MYRTLE BEACH, SC (WMBF) - The City of Myrtle Beach is one step closer to installing sand volleyball courts. The city approved a $300,000 budget for the courts. But those plans can't move forward until the city comes to an agreement with the property owners.

The land where the city wants to put the courts is Between Springmaid Beach Resort and Damon's, known as "Pebble Beach". It will have a large parking lot and restroom facilities. The courts will host tournaments, and when the courts are not in use, they will be open to the public.

But the land is owned by Burroughs and Chapin. The City of Myrtle Beach is working with the company to negotiate a lease for the land. The goal is to have the three courts in place by spring of next year, inching towards the original plans for nine or more.

City leaders hope the spring sport will provide a boost during those slower months.

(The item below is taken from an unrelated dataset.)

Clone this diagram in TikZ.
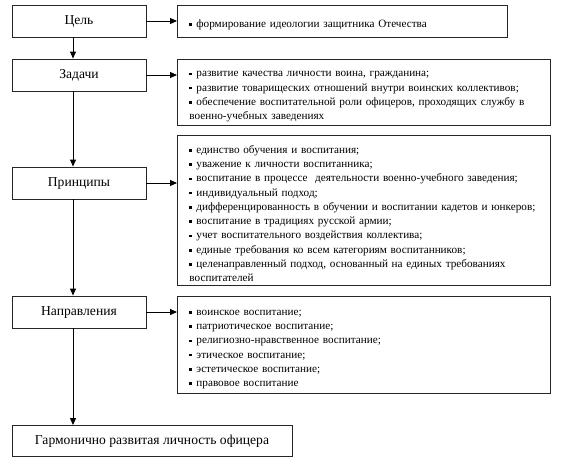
\documentclass[tikz,border=0pt]{standalone}
\usepackage{fontspec}
\setmainfont{Liberation Serif}
\usetikzlibrary{arrows.meta}
\newcommand{\bitem}[1]{\par\noindent\hangindent=7pt\hangafter=1\makebox[7pt][l]{\raisebox{1.6pt}{\rule{2.6pt}{2.6pt}}}#1}
\begin{document}
\begin{tikzpicture}[x=1pt,y=-1pt,
  lbox/.style={draw=black!85, line width=0.9pt, minimum width=134pt, minimum height=32pt, font=\fontsize{13.6}{15}\selectfont, inner sep=0pt},
  rbox/.style={draw=black!85, line width=0.9pt, anchor=north west, align=left, inner xsep=12pt, inner ysep=3pt, font=\fontsize{11.2}{14.3}\selectfont},
  arr/.style={line width=0.9pt, -{Triangle[length=7pt,width=6pt]}}]
\useasboundingbox (0,0) rectangle (562,466);
\coordinate (vx) at (73,0);
\node[lbox] (cel) at (79,21) {Цель};
\node[lbox] (zad) at (79,75) {Задачи};
\node[lbox] (pri) at (79,183) {Принципы};
\node[lbox] (nap) at (79,312) {Направления};
\node[lbox, minimum width=280pt, minimum height=31pt] (fin) at (152,441) {Гармонично развитая личность офицера};
\node[rbox, minimum width=330pt, minimum height=32pt, text width=306pt] (r1) at (177,5) {\bitem{формирование идеологии защитника Отечества}};
\node[rbox, minimum width=371pt, minimum height=65pt, text width=349pt] (r2) at (177,59) {\bitem{развитие качества личности воина, гражданина;}
\bitem{развитие товарищеских отношений внутри воинских коллективов;}
\bitem{обеспечение воспитательной роли офицеров, проходящих службу в военно-учебных заведениях}};
\node[rbox, minimum width=371pt, minimum height=150pt, text width=349pt] (r3) at (177,135) {\bitem{единство обучения и воспитания;}
\bitem{уважение к личности воспитанника;}
\bitem{воспитание в процессе\ \ деятельности военно-учебного заведения;}
\bitem{индивидуальный подход;}
\bitem{дифференцированность в обучении и воспитании кадетов и юнкеров;}
\bitem{воспитание в традициях русской армии;}
\bitem{учет воспитательного воздействия коллектива;}
\bitem{единые требования ко всем категориям воспитанников;}
\bitem{целенаправленный подход, основанный на единых требованиях воспитателей}};
\node[rbox, minimum width=371pt, minimum height=97pt, text width=349pt] (r4) at (177,296) {\bitem{воинское воспитание;}
\bitem{патриотическое воспитание;}
\bitem{религиозно-нравственное воспитание;}
\bitem{этическое воспитание;}
\bitem{эстетическое воспитание;}
\bitem{правовое воспитание}};
\draw[arr] (cel.east) -- (cel.east -| r1.west);
\draw[arr] (zad.east) -- (zad.east -| r2.west);
\draw[arr] (pri.east) -- (pri.east -| r3.west);
\draw[arr] (nap.east) -- (nap.east -| r4.west);
\draw[arr] (cel.south -| vx) -- (zad.north -| vx);
\draw[arr] (zad.south -| vx) -- (pri.north -| vx);
\draw[arr] (pri.south -| vx) -- (nap.north -| vx);
\draw[arr] (nap.south -| vx) -- (fin.north -| vx);
\end{tikzpicture}
\end{document}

"That's been a thing that we've all struggled with, trying to figure out what to do with these shoulder seasons," says Myrtle Beach City Councilman Randal Wallace, "how to get them to grow. And the sports tourism is one that has worked, probably better than just about anything else we've thought of, or come up with."

Coastal Carolina University's athletic department says they are taking steps toward starting a sand volleyball program at the University, but nothing concrete has been established as of now.

The city says even if they don't form a team, the economic impact and possibilities the courts would provide are still more than worth it.